Tot op heden heeft de OVAM nog geen gronden uit een faillissement verworven in toepassing van het protocol. Wel werden in 2009 vier dossiers geselecteerd en werden de onderhandelingen tot verwerving met de curatoren opgestart. In drie van die dossiers zijn de onderhandelingen dermate gevorderd dat, na begrotingsakkoord, het aankoopbod van de OVAM door de curator aan de rechtbank van koophandel kan worden voorgelegd met het oog op machtiging tot onderhandse verkoop.
Tot op heden heeft de OVAM nog geen gronden verworven in het kader van het protocol, zodat er ook nog geen zicht is op het nettoresultaat van deze operaties.
De voorzitter : De heer Hendrickx heeft het woord.
De heer Marc Hendrickx : Ik dank u voor uw duidelijke antwoord, minister. De toepassing van het protocol is niet echt succesrijk. Er zal niet echt behoefte aan zijn. Ik denk dat we dat in de toekomst nauwgezet moeten opvolgen. We horen toch steeds meer van vervuilde terreinen. Ik heb er alle vertrouwen in dat dat zal gebeuren.
De voorzitter : De heer Peeters heeft het woord.

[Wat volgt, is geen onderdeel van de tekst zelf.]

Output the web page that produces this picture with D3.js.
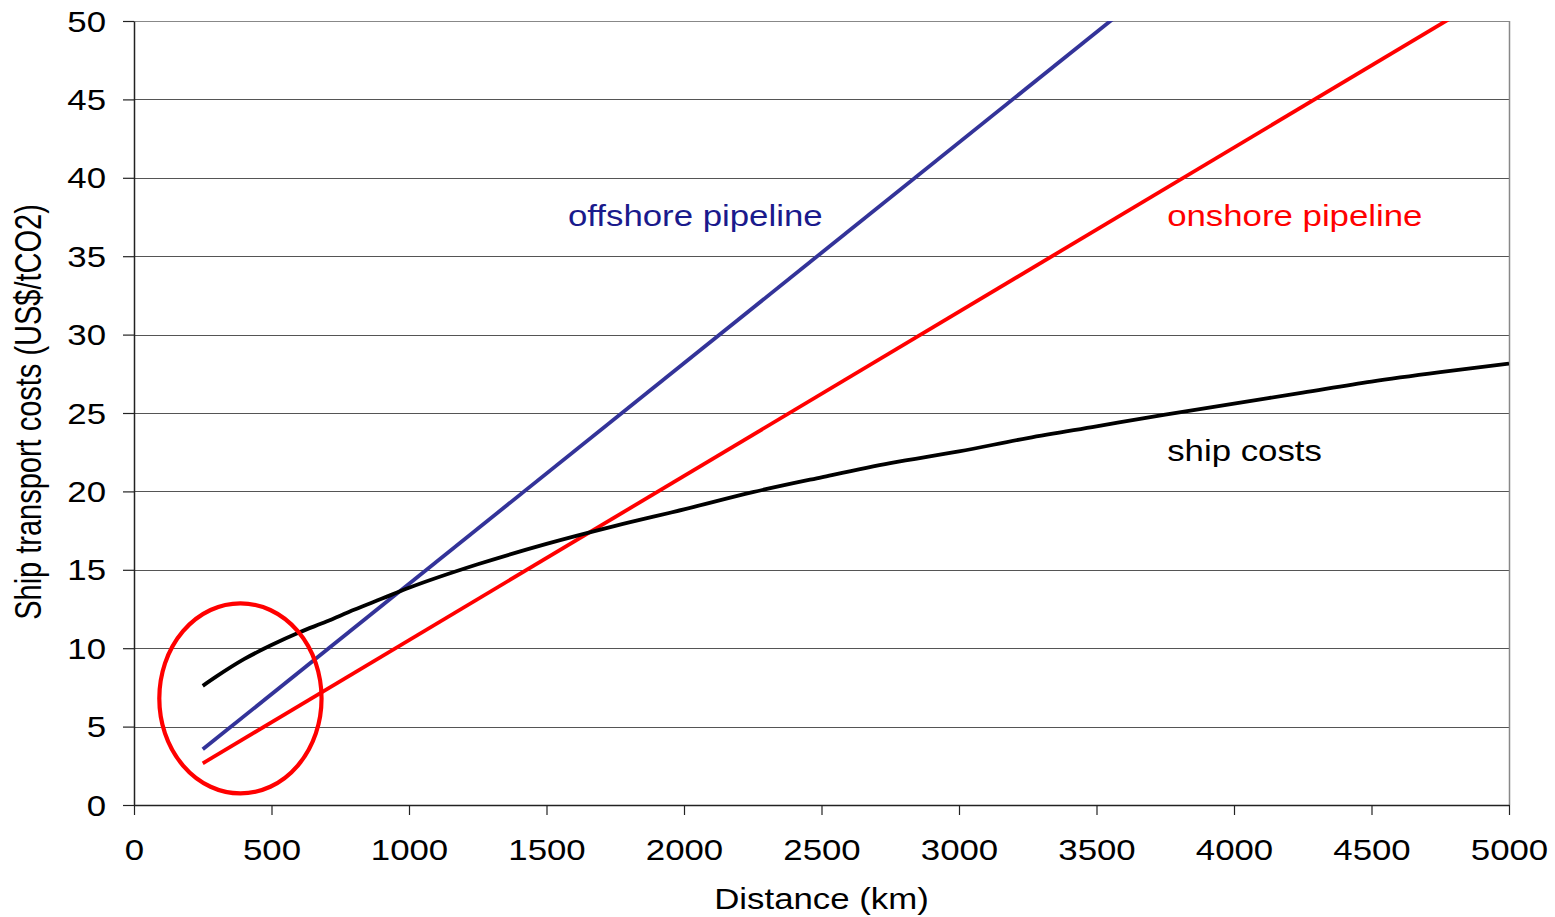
<!DOCTYPE html>
<html>
<head>
<meta charset="utf-8">
<script src="https://cdn.jsdelivr.net/npm/d3@7"></script>
<style>
  html, body { margin: 0; padding: 0; background: #fff; }
  svg { display: block; font-family: "Liberation Sans", Arial, sans-serif; }
</style>
</head>
<body>
<svg id="chart" width="1555" height="917"></svg>
<script>
// ---- data ----
const xTicks = [0, 500, 1000, 1500, 2000, 2500, 3000, 3500, 4000, 4500, 5000];
const yTicks = [0, 5, 10, 15, 20, 25, 30, 35, 40, 45, 50];

const shipKm   = [250, 300, 400, 500, 600, 700, 800, 900, 1000, 1250, 1500, 1750, 2000, 2250, 2500, 2750, 3000, 3250, 3500, 3750, 4000, 4250, 4500, 4750, 5000];
const shipCost = [7.6, 8.2, 9.3, 10.2, 11.0, 11.7, 12.45, 13.15, 13.85, 15.35, 16.65, 17.8, 18.85, 19.95, 20.9, 21.8, 22.55, 23.4, 24.15, 24.9, 25.6, 26.3, 27.0, 27.6, 28.15];

const pipeKm       = [250, 5000];
const offshoreCost = [3.55, 70.4];
const onshoreCost  = [2.66, 52.4];

const seriesLabels = ["offshore pipeline", "onshore pipeline", "ship costs"];
const labelPos = [[1578, 36.93], [3757, 36.93], [3757, 21.94]]; // [km, value] anchor of labels
const highlight = {km: 387, cost: 6.8, rKm: 295, rCost: 6.06};

// ---- layout ----
const W = 1555, H = 917;
const margin = {left: 134, right: 46, top: 21, bottom: 112};
const svg = d3.select("#chart");
const x = d3.scaleLinear().domain([0, 5000]).range([margin.left, W - margin.right]);
const y = d3.scaleLinear().domain([0, 50]).range([H - margin.bottom, margin.top]);
const SX = 1.2;   // horizontal stretch of text
const FS = 29;

svg.append("rect").attr("width", W).attr("height", H).attr("fill", "#fff");

// clip
svg.append("clipPath").attr("id", "plotclip").append("rect")
  .attr("x", x(0)).attr("y", y(50)).attr("width", x(5000) - x(0)).attr("height", y(0) - y(50));

// gridlines
svg.append("g").selectAll("line").data(yTicks.filter(d => d > 0)).join("line")
  .attr("x1", x(0)).attr("x2", x(5000))
  .attr("y1", d => Math.round(y(d)) + 0.5).attr("y2", d => Math.round(y(d)) + 0.5)
  .attr("stroke", d => d === 50 ? "#888" : "#555").attr("stroke-width", 1.2);

// right border
svg.append("line").attr("x1", x(5000) + 0.5).attr("x2", x(5000) + 0.5)
  .attr("y1", y(50)).attr("y2", y(0)).attr("stroke", "#888").attr("stroke-width", 1.5);

// axes
const yAxis = svg.append("g").attr("transform", `translate(${x(0)},0)`)
  .call(d3.axisLeft(y).tickValues(yTicks).tickSize(11).tickSizeOuter(0).tickPadding(0).tickFormat(d3.format("d")));
const xAxis = svg.append("g").attr("transform", `translate(0,${y(0)})`)
  .call(d3.axisBottom(x).tickValues(xTicks).tickSize(10).tickSizeOuter(0).tickPadding(0).tickFormat(d3.format("d")));

[yAxis, xAxis].forEach(a => {
  a.select(".domain").attr("stroke", "#222").attr("stroke-width", 1.5);
  a.selectAll(".tick line").attr("stroke", "#222").attr("stroke-width", 1.2);
  a.selectAll(".tick text").attr("font-size", FS).attr("fill", "#000")
    .attr("font-family", "'Liberation Sans', Arial, sans-serif");
});
yAxis.selectAll(".tick text").attr("x", -28 / SX).attr("dy", "0.35em")
  .attr("transform", `scale(${SX},1)`);
xAxis.selectAll(".tick text").attr("y", 34.5).attr("dy", "0.71em")
  .attr("transform", `scale(${SX},1)`);

// axis titles
svg.append("g").attr("transform", `translate(${(x(0) + x(5000)) / 2},909) scale(${SX},1)`)
  .append("text").attr("text-anchor", "middle").attr("font-size", FS).attr("fill", "#000")
  .text("Distance (km)");
svg.append("g").attr("transform", `translate(41,412) scale(1.25,1) rotate(-90)`)
  .append("text").attr("text-anchor", "middle").attr("font-size", FS).attr("fill", "#000")
  .text("Ship transport costs (US$/tCO2)");

// lines
const line = d3.line().x(d => x(d[0])).y(d => y(d[1])).curve(d3.curveMonotoneX);
const plot = svg.append("g").attr("clip-path", "url(#plotclip)");
const series = [
  {pts: pipeKm.map((k, i) => [k, offshoreCost[i]]), color: "#333399"},
  {pts: pipeKm.map((k, i) => [k, onshoreCost[i]]), color: "#ff0000"},
  {pts: shipKm.map((k, i) => [k, shipCost[i]]), color: "#000"}
];
plot.selectAll("path").data(series).join("path")
  .attr("d", d => line(d.pts)).attr("fill", "none")
  .attr("stroke", d => d.color).attr("stroke-width", 3.8)
  .attr("stroke-linejoin", "round");

// highlight ellipse
svg.append("ellipse")
  .attr("cx", x(highlight.km)).attr("cy", y(highlight.cost))
  .attr("rx", x(highlight.rKm) - x(0)).attr("ry", y(0) - y(highlight.rCost))
  .attr("fill", "none").attr("stroke", "#ff0000").attr("stroke-width", 4.2);

// series labels
const labelColors = ["#1a1a8c", "#ff0000", "#000"];
seriesLabels.forEach((t, i) => {
  svg.append("g").attr("transform", `translate(${x(labelPos[i][0])},${y(labelPos[i][1])}) scale(${SX},1)`)
    .append("text").attr("font-size", FS).attr("fill", labelColors[i]).text(t);
});
</script>
</body>
</html>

De heer Dirk Peeters : Ik heb nog een bijkomende vraag. Of heb ik iets gemist? U geeft een overzicht van de gronden die de OVAM eventueel zou hebben verworven na een faillissement. Ik meen uit de bijlagen bij de begrotingscontrole te mogen opmaken dat er een pak saneringskosten voor vervuilde terreinen zijn kwijtgescholden, als de eigenaars de kosten niet konden betalen. Dat is een aanzienlijk bedrag dat de Vlaamse overheid jaarlijks niet invordert.
De voorzitter : Minister Schauvliege heeft het woord.
Minister Joke Schauvliege : Ik zal nagaan over hoeveel het gaat.
De heer Dirk Peeters : Het overzicht zit in de bijlagen.
Ik heb nog een vraag voor u als jurist, minister. Welk onderscheid moeten we in dit geval maken tussen de burgerlijke kant van het faillissement en de venale waarde, al dan niet plus of min, en het correctionele aspect? Correctioneel wordt het als er sprake is van moedwillig aangebrachte vervuiling en sluikstorting. Hoe worden die kosten geïnd?
Minister Joke Schauvliege : Het gaat nooit over het strafrechtelijke aspect. Dat is typisch.
De heer Dirk Peeters : Het protocol niet, hé? Ik dacht het niet.
De voorzitter : Het incident is gesloten.